▶ [DATA PROVIDED]:
================
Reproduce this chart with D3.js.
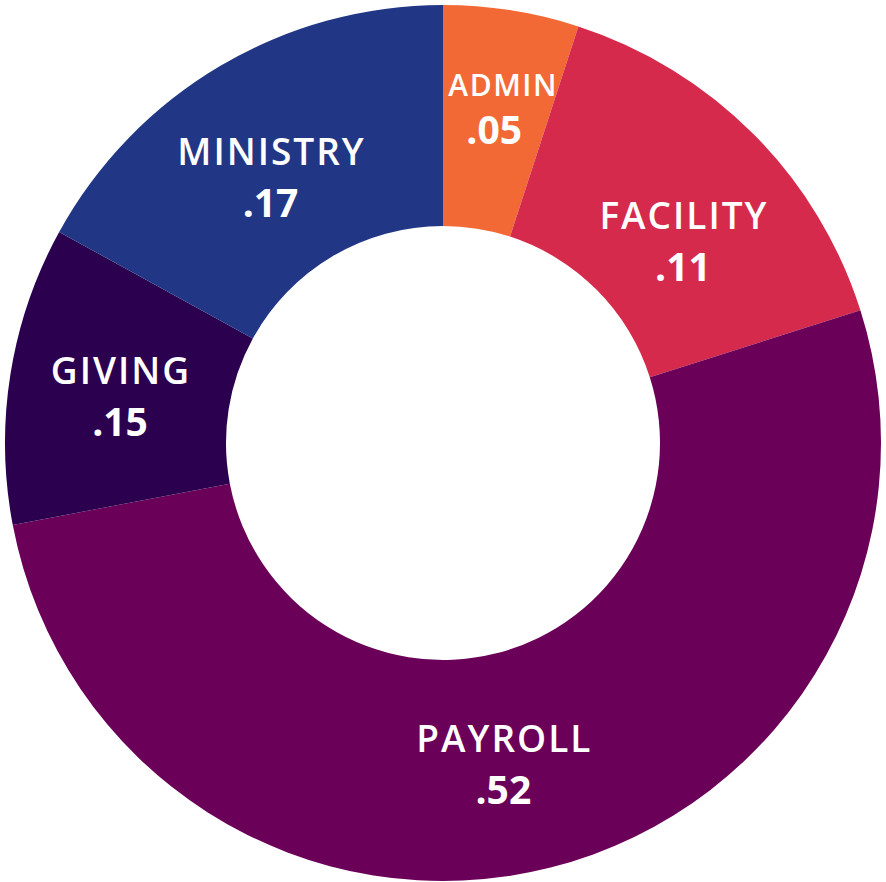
<!DOCTYPE html>
<html lang="en">
<head>
  <meta charset="UTF-8">
  <title>Budget Donut</title>
  <script src="https://d3js.org/d3.v7.min.js"></script>
  <style>
    body {
      margin: 0;
      background: #ffffff;
    }
    .name {
      font-family: "Open Sans", sans-serif;
      font-weight: 600;
      letter-spacing: 2px;
      fill: #ffffff;
    }
    .value {
      font-family: "Open Sans", sans-serif;
      font-weight: 700;
      fill: #ffffff;
    }
  </style>
</head>
<body>
<svg width="886" height="882"></svg>

<script>
  // categories, slice shares (as drawn) and the printed labels
  const categories = ["ADMIN", "FACILITY", "PAYROLL", "GIVING", "MINISTRY"];
  const shares = [0.05, 0.151, 0.519, 0.11, 0.17];
  const valueLabels = [".05", ".11", ".52", ".15", ".17"];
  const colors = ["#F36936", "#D62A4C", "#6B0058", "#2B004F", "#213685"];

  const svg = d3.select("svg");
  const cx = 443, cy = 443;
  const outerR = 438, innerR = 217;

  const data = categories.map((c, i) => ({name: c, share: shares[i], label: valueLabels[i], color: colors[i]}));

  const pie = d3.pie().value(d => d.share).sort(null);
  const arc = d3.arc().innerRadius(innerR).outerRadius(outerR);
  const labelArc = d3.arc().innerRadius(327).outerRadius(327);

  const g = svg.append("g").attr("transform", `translate(${cx},${cy})`);

  g.selectAll("path")
    .data(pie(data))
    .enter()
    .append("path")
    .attr("d", arc)
    .attr("fill", d => d.data.color);

  // small nudges so labels sit where the original put them
  const nudge = {
    ADMIN: [0, -11],
    FACILITY: [8, 24],
    PAYROLL: [-20, 0],
    GIVING: [0, 0],
    MINISTRY: [-6, 11]
  };

  const labels = g.selectAll(".lbl")
    .data(pie(data))
    .enter()
    .append("g")
    .attr("class", "lbl")
    .attr("transform", d => {
      const [x, y] = labelArc.centroid(d);
      const n = nudge[d.data.name];
      return `translate(${x + n[0]},${y + n[1]})`;
    });

  labels.append("text")
    .attr("class", "name")
    .attr("text-anchor", "middle")
    .attr("x", d => d.data.name === "ADMIN" ? 9 : 1)
    .attr("y", d => d.data.name === "ADMIN" ? -13 : -8)
    .attr("font-size", d => d.data.name === "ADMIN" ? 30 : 37)
    .style("letter-spacing", d => d.data.name === "ADMIN" ? "1.5px" : null)
    .text(d => d.data.name);

  labels.append("text")
    .attr("class", "value")
    .attr("text-anchor", "middle")
    .attr("y", d => d.data.name === "ADMIN" ? 35 : 44)
    .attr("font-size", 39)
    .text(d => d.data.label);
</script>

</body>
</html>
================
▶ [WHAT THIS TASK INVOLVES]:
Go from the first line of the data above to the line containing "const labelArc = d3.arc().innerRadius(327).outerRadius(327);" and retype exactly those lines, both included, but none of the pictures.

▶ [EXERCISE ANSWER]:
Reproduce this chart with D3.js.
<!DOCTYPE html>
<html lang="en">
<head>
  <meta charset="UTF-8">
  <title>Budget Donut</title>
  <script src="https://d3js.org/d3.v7.min.js"></script>
  <style>
    body {
      margin: 0;
      background: #ffffff;
    }
    .name {
      font-family: "Open Sans", sans-serif;
      font-weight: 600;
      letter-spacing: 2px;
      fill: #ffffff;
    }
    .value {
      font-family: "Open Sans", sans-serif;
      font-weight: 700;
      fill: #ffffff;
    }
  </style>
</head>
<body>
<svg width="886" height="882"></svg>

<script>
  // categories, slice shares (as drawn) and the printed labels
  const categories = ["ADMIN", "FACILITY", "PAYROLL", "GIVING", "MINISTRY"];
  const shares = [0.05, 0.151, 0.519, 0.11, 0.17];
  const valueLabels = [".05", ".11", ".52", ".15", ".17"];
  const colors = ["#F36936", "#D62A4C", "#6B0058", "#2B004F", "#213685"];

  const svg = d3.select("svg");
  const cx = 443, cy = 443;
  const outerR = 438, innerR = 217;

  const data = categories.map((c, i) => ({name: c, share: shares[i], label: valueLabels[i], color: colors[i]}));

  const pie = d3.pie().value(d => d.share).sort(null);
  const arc = d3.arc().innerRadius(innerR).outerRadius(outerR);
  const labelArc = d3.arc().innerRadius(327).outerRadius(327);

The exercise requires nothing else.